The Prius C’s brakes have a grabby initial feel, but mercifully aren’t plagued by the wooden feel common among hybrids with similar regenerative systems, and deliver progressive pedal response.
The i-Tech’s cabin doesn’t look or feel as premium as its $27K price tag suggests. The standard white door plastics (which won’t be everyone’s cup of tea) feel cheap and flimsy and the rest of the plastics are of the hard and scratchy variety, save for a small soft-touch section on the dash.
The media screen looks like an aftermarket drop-in, and its graphics are dated compared to some fresher rivals. The indicators also lack one-touch repeaters, forcing you to physically cancel after quick lane changes.

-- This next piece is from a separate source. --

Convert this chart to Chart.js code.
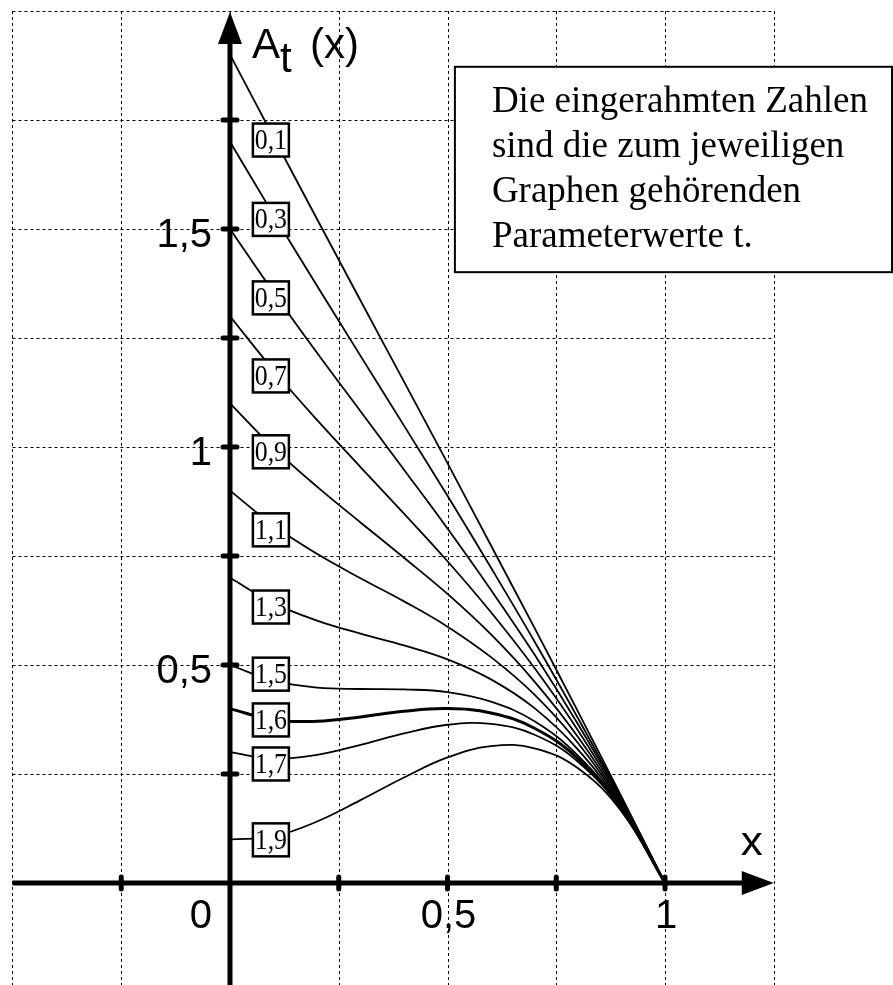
<!DOCTYPE html>
<html lang="de">
<head>
<meta charset="utf-8">
<title>A_t(x)</title>
<script src="https://cdn.jsdelivr.net/npm/chart.js@4.4.1/dist/chart.umd.min.js"></script>
<style>
  html, body { margin: 0; padding: 0; background: #fff; }
  #wrap { position: relative; width: 893px; height: 985px; }
</style>
</head>
<body>
<div id="wrap"><canvas id="chartAt"></canvas></div>
<script>
// ── Daten ─────────────────────────────────────────────────
const xWerte = [0, 0.1, 0.2, 0.3, 0.4, 0.5, 0.6, 0.7, 0.8, 0.9, 1];
const parameter = ['0,1', '0,3', '0,5', '0,7', '0,9', '1,1', '1,3', '1,5', '1,6', '1,7', '1,9'];

const t01 = [1.900, 1.711, 1.523, 1.336, 1.150, 0.963, 0.774, 0.585, 0.393, 0.198, 0];
const t03 = [1.700, 1.533, 1.370, 1.209, 1.049, 0.888, 0.723, 0.554, 0.378, 0.194, 0];
const t05 = [1.500, 1.355, 1.216, 1.082, 0.948, 0.813, 0.672, 0.524, 0.364, 0.191, 0];
const t07 = [1.300, 1.176, 1.062, 0.954, 0.847, 0.738, 0.621, 0.493, 0.350, 0.187, 0];
const t09 = [1.100, 0.998, 0.909, 0.827, 0.746, 0.663, 0.570, 0.462, 0.335, 0.183, 0];
const t11 = [0.900, 0.820, 0.755, 0.699, 0.646, 0.588, 0.518, 0.432, 0.321, 0.179, 0];
const t13 = [0.700, 0.642, 0.602, 0.572, 0.545, 0.513, 0.467, 0.401, 0.306, 0.175, 0];
const t15 = [0.500, 0.464, 0.448, 0.445, 0.444, 0.438, 0.416, 0.371, 0.292, 0.172, 0];
const t16 = [0.400, 0.374, 0.371, 0.381, 0.394, 0.400, 0.390, 0.355, 0.285, 0.170, 0];
const t17 = [0.300, 0.285, 0.294, 0.317, 0.343, 0.363, 0.365, 0.340, 0.278, 0.168, 0];
const t19 = [0.100, 0.107, 0.141, 0.190, 0.242, 0.288, 0.314, 0.309, 0.263, 0.164, 0];

const reihen = [t01, t03, t05, t07, t09, t11, t13, t15, t16, t17, t19];

// Achsenbeschriftung / Striche / Gitter
const xBeschriftung = [0, 0.5, 1];
const yBeschriftung = [0.5, 1, 1.5];
const xStriche = [-0.25, 0.25, 0.5, 0.75, 1];
const yStriche = [0.25, 0.5, 0.75, 1, 1.25, 1.5, 1.75];
const gitterX = [-0.5, -0.25, 0, 0.25, 0.5, 0.75, 1, 1.25];
const gitterY = [0.25, 0.5, 0.75, 1, 1.25, 1.5, 1.75, 2];

// Lage der eingerahmten Zahlen (Koordinaten im Diagramm)
const kastenX = 0.094;
const kastenY = [1.704, 1.522, 1.342, 1.163, 0.989, 0.810, 0.633, 0.479, 0.374, 0.273, 0.099];

const hinweis = ['Die eingerahmten Zahlen', 'sind die zum jeweiligen', 'Graphen gehörenden', 'Parameterwerte t.'];

const komma = v => String(v).replace('.', ',');

// ── Zeichnen: Gitter, Achsen, Beschriftung ────────────────
const zeichnung = {
    id: 'zeichnung',
    beforeDatasetsDraw(chart) {
        const { ctx, scales: { x, y } } = chart;
        ctx.save();
        ctx.strokeStyle = '#000';
        ctx.lineWidth = 1;
        ctx.setLineDash([3, 3]);
        const links = x.getPixelForValue(gitterX[0]);
        const rechts = x.getPixelForValue(gitterX[gitterX.length - 1]);
        const oben = y.getPixelForValue(gitterY[gitterY.length - 1]);
        gitterX.forEach(v => {
            const px = Math.round(x.getPixelForValue(v)) + 0.5;
            ctx.beginPath(); ctx.moveTo(px, oben); ctx.lineTo(px, chart.height); ctx.stroke();
        });
        gitterY.forEach(v => {
            const py = Math.round(y.getPixelForValue(v)) + 0.5;
            ctx.beginPath(); ctx.moveTo(links, py); ctx.lineTo(rechts, py); ctx.stroke();
        });
        ctx.restore();
    },
    afterDatasetsDraw(chart) {
        const { ctx, scales: { x, y } } = chart;
        const x0 = x.getPixelForValue(0);
        const y0 = y.getPixelForValue(0);
        ctx.save();
        ctx.fillStyle = '#000';
        ctx.strokeStyle = '#000';

        // y-Achse mit Pfeil
        const yTop = y.getPixelForValue(2) + 1;
        ctx.lineWidth = 5;
        ctx.beginPath(); ctx.moveTo(x0, chart.height); ctx.lineTo(x0, yTop + 28); ctx.stroke();
        ctx.beginPath();
        ctx.moveTo(x0, yTop); ctx.lineTo(x0 - 12, yTop + 32); ctx.lineTo(x0 + 12, yTop + 32);
        ctx.closePath(); ctx.fill();

        // x-Achse mit Pfeil
        const xLeft = x.getPixelForValue(-0.5);
        const xTip = x.getPixelForValue(1.25);
        ctx.beginPath(); ctx.moveTo(xLeft, y0); ctx.lineTo(xTip - 28, y0); ctx.stroke();
        ctx.beginPath();
        ctx.moveTo(xTip, y0); ctx.lineTo(xTip - 32, y0 - 12); ctx.lineTo(xTip - 32, y0 + 12);
        ctx.closePath(); ctx.fill();

        // Striche
        ctx.lineCap = 'round';
        ctx.lineWidth = 5;
        yStriche.forEach(v => {
            const py = y.getPixelForValue(v);
            ctx.beginPath(); ctx.moveTo(x0 - 7, py); ctx.lineTo(x0 + 7, py); ctx.stroke();
        });
        xStriche.forEach(v => {
            const px = x.getPixelForValue(v);
            ctx.beginPath(); ctx.moveTo(px, y0 - 6); ctx.lineTo(px, y0 + 6); ctx.stroke();
        });

        // Zahlen an den Achsen
        ctx.font = '40px "Liberation Sans", Arial, sans-serif';
        ctx.textBaseline = 'alphabetic';
        ctx.textAlign = 'right';
        yBeschriftung.forEach(v => {
            ctx.fillText(komma(v), x0 - 18, y.getPixelForValue(v) + 18);
        });
        xBeschriftung.forEach(v => {
            if (v === 0) {
                ctx.textAlign = 'right';
                ctx.fillText('0', x0 - 18, y0 + 45);
            } else {
                ctx.textAlign = 'center';
                ctx.fillText(komma(v), x.getPixelForValue(v) + 1, y0 + 45);
            }
        });

        // Achsentitel
        ctx.textAlign = 'left';
        ctx.font = '42px "Liberation Sans", Arial, sans-serif';
        ctx.fillText('A', x0 + 22, yTop + 46);
        ctx.fillText('t', x0 + 50, yTop + 60);
        ctx.fillText('(x)', x0 + 80, yTop + 46);
        ctx.save();
        ctx.translate(xTip - 33, y0 - 28);
        ctx.scale(1.1, 1);
        ctx.font = '40px "Liberation Sans", Arial, sans-serif';
        ctx.fillText('x', 0, 0);
        ctx.restore();

        // eingerahmte Parameterwerte
        ctx.lineCap = 'butt';
        ctx.lineWidth = 2.5;
        const kx = x.getPixelForValue(kastenX);
        kastenY.forEach((v, i) => {
            const ky = y.getPixelForValue(v);
            ctx.fillStyle = '#fff';
            ctx.fillRect(kx - 18, ky - 16.5, 36, 33);
            ctx.strokeRect(kx - 18, ky - 16.5, 36, 33);
            ctx.fillStyle = '#000';
            ctx.save();
            ctx.translate(kx, ky + 9);
            ctx.scale(0.86, 1);
            ctx.font = '30px "Liberation Serif", "Times New Roman", serif';
            ctx.textAlign = 'center';
            ctx.fillText(parameter[i], 0, 0);
            ctx.restore();
        });

        // Hinweiskasten
        const bx = x.getPixelForValue(0.517);
        const by = y.getPixelForValue(1.872);
        const bw = chart.width - 1 - bx;
        const bh = y.getPixelForValue(1.401) - by;
        ctx.fillStyle = '#fff';
        ctx.fillRect(bx, by, bw, bh);
        ctx.lineWidth = 2;
        ctx.strokeRect(bx, by, bw, bh);
        ctx.fillStyle = '#000';
        ctx.textAlign = 'left';
        ctx.font = '37px "Liberation Serif", "Times New Roman", serif';
        hinweis.forEach((zeile, i) => {
            ctx.fillText(zeile, bx + 37, by + 45 + i * 45);
        });

        ctx.restore();
    }
};

// ── Diagramm ──────────────────────────────────────────────
new Chart(document.getElementById('chartAt'), {
    type: 'line',
    data: {
        datasets: reihen.map((werte, i) => ({
            label: 't = ' + parameter[i],
            data: werte.map((w, k) => ({ x: xWerte[k], y: w })),
            borderColor: '#000',
            borderWidth: parameter[i] === '1,6' ? 3 : 1.8,
            pointRadius: 0,
            tension: 0.4,
            fill: false
        }))
    },
    options: {
        responsive: true,
        maintainAspectRatio: false,
        animation: false,
        devicePixelRatio: 1,
        layout: { padding: 0 },
        plugins: { legend: { display: false }, tooltip: { enabled: false }, title: { display: false } },
        scales: {
            x: { type: 'linear', min: -0.5287, max: 1.5241, display: false },
            y: { type: 'linear', min: -0.2339, max: 2.0252, display: false }
        }
    },
    plugins: [zeichnung]
});
</script>
</body>
</html>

The driver’s seat is comfortable, however, and there’s room in the back for two 180cm-tall passengers with just enough headroom and plenty of toe space. Clever packaging means there’s an abundance of storage spots in the front, including a deep glovebox, centre bin with armrest, cupholders and door bins, though it’s sparse in the back.

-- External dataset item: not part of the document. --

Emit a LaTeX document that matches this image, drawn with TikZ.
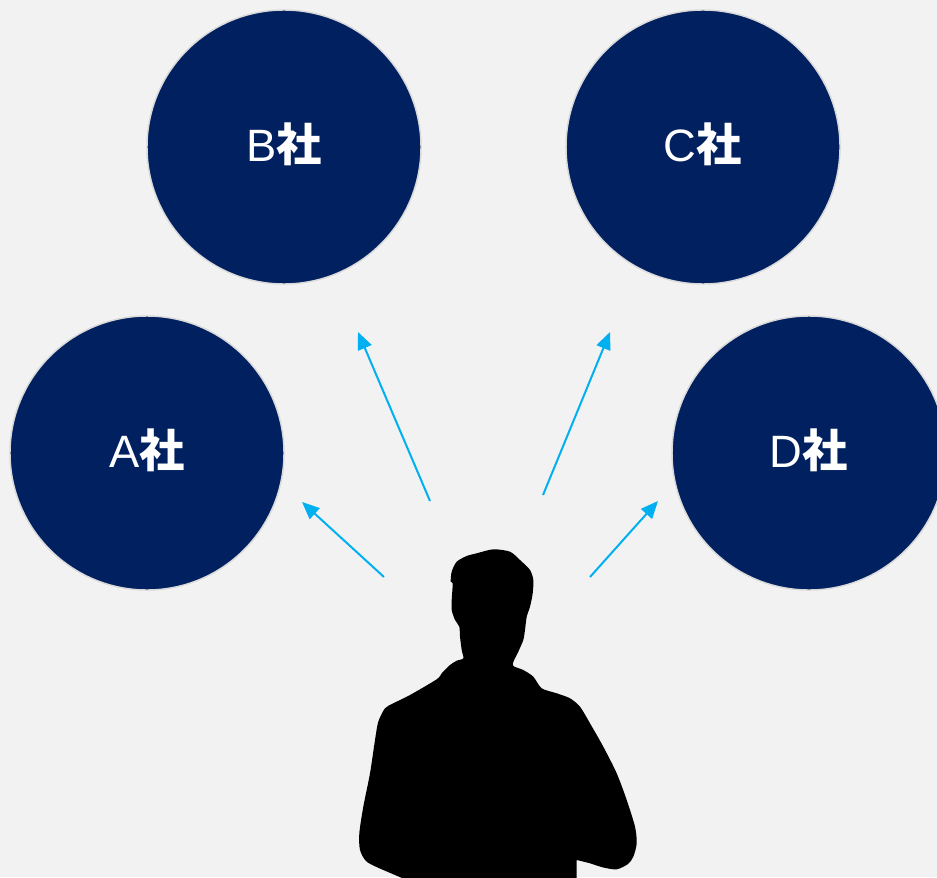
\documentclass[tikz,border=0pt]{standalone}
\usepackage{fontspec}
\setmainfont{Liberation Sans}
\newfontfamily\cjk{Noto Sans CJK JP}
\usetikzlibrary{arrows.meta}
\definecolor{bg}{HTML}{F2F2F2}
\definecolor{navy}{HTML}{002060}
\definecolor{rim}{HTML}{D9D9D9}
\definecolor{sky}{HTML}{00B0F0}
\begin{document}
\begin{tikzpicture}[x=0.75pt,y=-0.75pt,
  company/.style={circle,fill=navy,draw=rim,line width=1.1pt,minimum size=205.5pt,inner sep=0pt,
    text=white,font=\fontsize{34}{38}\selectfont},
  pointer/.style={draw=sky,line width=1.5pt,-{Triangle[length=13pt,width=11pt]}}]
\fill[bg] (0,0) rectangle (937,877);
\useasboundingbox (0,0) rectangle (937,877);
\begin{scope}
\clip (0,0) rectangle (937,877);
\node[company] (B) at (284,147) {};
\node[company] (C) at (703,147) {};
\node[company] (A) at (147,453) {};
\node[company] (D) at (809,453) {};
\end{scope}
\node[text=white,font=\fontsize{34}{38}\selectfont] (Bt) at ([yshift=2pt]B.center) {B{\cjk\bfseries 社}};
\node[text=white,font=\fontsize{34}{38}\selectfont] (Ct) at ([yshift=2pt]C.center) {C{\cjk\bfseries 社}};
\node[text=white,font=\fontsize{34}{38}\selectfont] (At) at ([yshift=2pt]A.center) {A{\cjk\bfseries 社}};
\node[text=white,font=\fontsize{34}{38}\selectfont] (Dt) at ([yshift=2pt]D.center) {D{\cjk\bfseries 社}};
\coordinate (a0) at (384,577); \coordinate (a1) at (302,502);
\coordinate (b0) at (430,501); \coordinate (b1) at (358,332);
\coordinate (c0) at (543,495); \coordinate (c1) at (610,332);
\coordinate (d0) at (590,577); \coordinate (d1) at (658,501);
\draw[pointer] (a0) -- (a1);
\draw[pointer] (b0) -- (b1);
\draw[pointer] (c0) -- (c1);
\draw[pointer] (d0) -- (d1);
% silhouette
\fill[black] (576.7,880) -- (406.7,880) -- plot[smooth,tension=0.45] coordinates {
(383.3,870) (366.7,861.7) (360,850) (359.3,833.3) (363.3,806.7) (370,773.3) (375,740)
(378.3,721.7) (385,708.3) (393.3,703.3) (410,695) (436.7,679.3) (441.7,673.3)
(450,665) (456.7,660.7) (463.3,658.3) (461.7,650) (460,636.7) (459.3,626.7)
(455,620) (451.7,610) (451.7,600) (452.7,583.3) (450.7,581.7) (451.7,571.7)
(456.7,561.7) (466.7,556) (476.7,553.3) (493.3,549.3) (510,551.7)
(520,560) (530,570) (533.3,580) (532.7,593.3) (530,606.7) (526.7,616.7) (525,630)
(523.3,640) (518.3,651.7) (512.7,665) (523.3,670) (533.3,676.7) (541.7,688.3)
(556.7,693.3) (570,698.3) (580,706.7) (590,723.3) (603.3,746.7) (616.7,773.3)
(626.7,800) (635,826.7) (636.7,843.3) (633.3,856.7) (628,864) (616.7,869.3)
(603.3,867.5) (590,863.3) (576.7,860)} -- cycle;
\end{tikzpicture}
\end{document}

The Prius C’s 260-litre boot is just below average for its class, though its low loading lip makes piling in cargo a breeze, and 60:40 split rear seats add extra flexibility. Toyota also deserves credit for including a full-size alloy spare beneath the floor.

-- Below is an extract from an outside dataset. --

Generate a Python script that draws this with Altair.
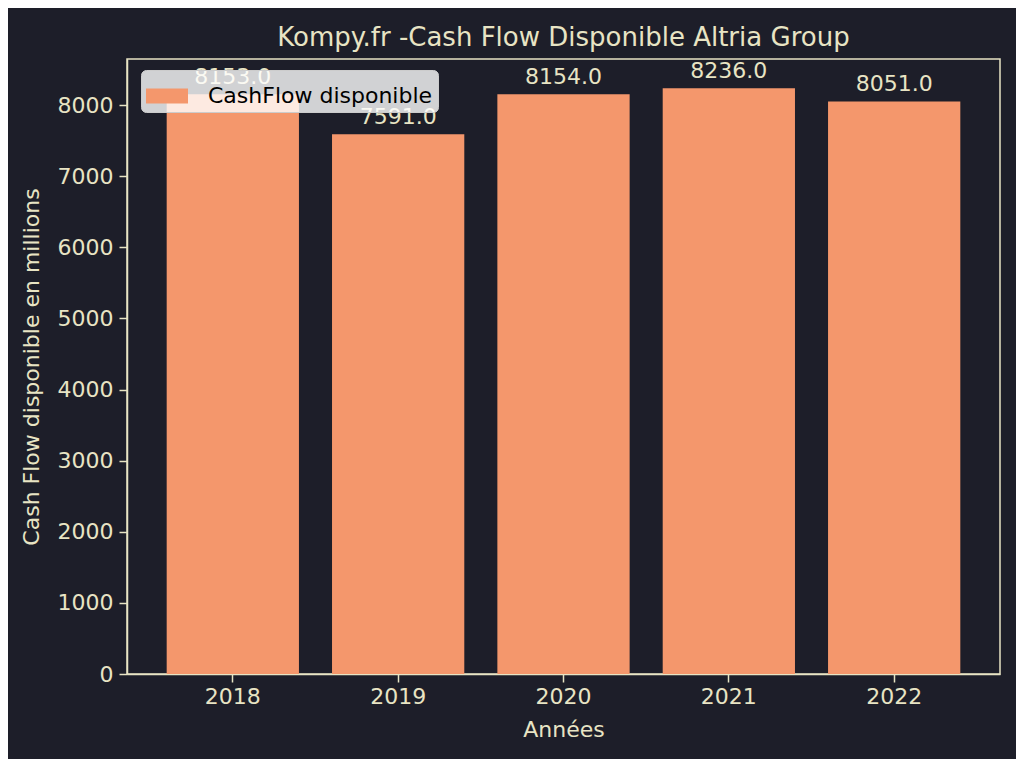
import altair as alt
import pandas as pd

years = ["2018", "2019", "2020", "2021", "2022"]
values = [8153.0, 7591.0, 8154.0, 8236.0, 8051.0]
series_name = "CashFlow disponible"
title_text = "Kompy.fr -Cash Flow Disponible Altria Group"
x_title = "Années"
y_title = "Cash Flow disponible en millions"
y_ticks = [0, 1000, 2000, 3000, 4000, 5000, 6000, 7000, 8000]

df = pd.DataFrame({"year": years, "value": values, "series": [series_name] * len(years)})
df["label"] = df["value"].map(lambda v: f"{v:.1f}")

BG = "#1d1e29"
FG = "#e8e4c4"
BAR = "#f4976c"
FONT = "DejaVu Sans"

x_enc = alt.X("year:N", title=x_title,
              scale=alt.Scale(paddingInner=0.2, paddingOuter=0.24),
              axis=alt.Axis(labelAngle=0, labelFontSize=22, titleFontSize=22,
                            labelColor=FG, titleColor=FG, tickColor=FG, domainColor=FG,
                            tickSize=8, labelPadding=4, titlePadding=12, titleFontWeight="normal",
                            labelFont=FONT, titleFont=FONT, grid=False))
y_enc = alt.Y("value:Q", title=y_title,
              scale=alt.Scale(domain=[0, 8648], nice=False, zero=True),
              axis=alt.Axis(values=y_ticks, labelFontSize=22, titleFontSize=22,
                            labelColor=FG, titleColor=FG, tickColor=FG, domainColor=FG,
                            tickSize=8, labelPadding=6, titlePadding=14, titleFontWeight="normal",
                            labelFont=FONT, titleFont=FONT, grid=False, format="d"))

bars = alt.Chart(df).mark_bar().encode(
    x=x_enc,
    y=y_enc,
    color=alt.Color("series:N",
                    scale=alt.Scale(range=[BAR]),
                    legend=alt.Legend(title=None, orient="none", legendX=14, legendY=11,
                                      symbolType="M-1,-0.36H1V0.36H-1Z", symbolSize=1764,
                                      symbolStrokeWidth=0, symbolOpacity=1,
                                      labelFontSize=22, labelFont=FONT, labelColor="#000000",
                                      labelLimit=1000, labelOffset=20,
                                      fillColor="rgba(255,255,255,0.8)",
                                      strokeColor="#cccccc", cornerRadius=5, padding=5)),
)

labels = alt.Chart(df).mark_text(fontSize=22, font=FONT, color=FG, baseline="alphabetic", dy=-10).encode(
    x=alt.X("year:N"),
    y=alt.Y("value:Q"),
    text="label:N",
)

chart = alt.layer(bars, labels).properties(
    width=873, height=615,
    title=alt.TitleParams(title_text, fontSize=26, font=FONT, color=FG, fontWeight="normal",
                          anchor="middle", offset=8),
    background=BG,
    autosize=alt.AutoSizeParams(type="none"),
    padding={"left": 119, "top": 51, "right": 16, "bottom": 85},
).configure_view(stroke=FG, strokeWidth=1.5, fill=BG).configure_axis(domainWidth=1.5, tickWidth=1.5)

chart.save("out.html", embed_options={"renderer": "svg", "actions": False})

The Prius C is covered by Toyota’s three-year/60,000km capped-price servicing program. The first six services are fixed at $130 each, totalling $780.
The Toyota Prius C remains the most fuel-efficient car in its class, but the game has changed a lot since it arrived on the scene in early 2012. Then, 3.9L/100km was ground-breaking for a city car, while today it's merely impressive. Many petrol-powered rivals, including the Clio, Fiesta, Polo and Peugeot 208, now offer consumption below 5.0L/100km at considerably lower prices, not to mention better driving dynamics and higher quality cabins.
If your heart’s set on a hybrid, however, we recommend bargaining hard for a base model, or perhaps waiting for the all-new Honda Jazz Hybrid that’s due here next year.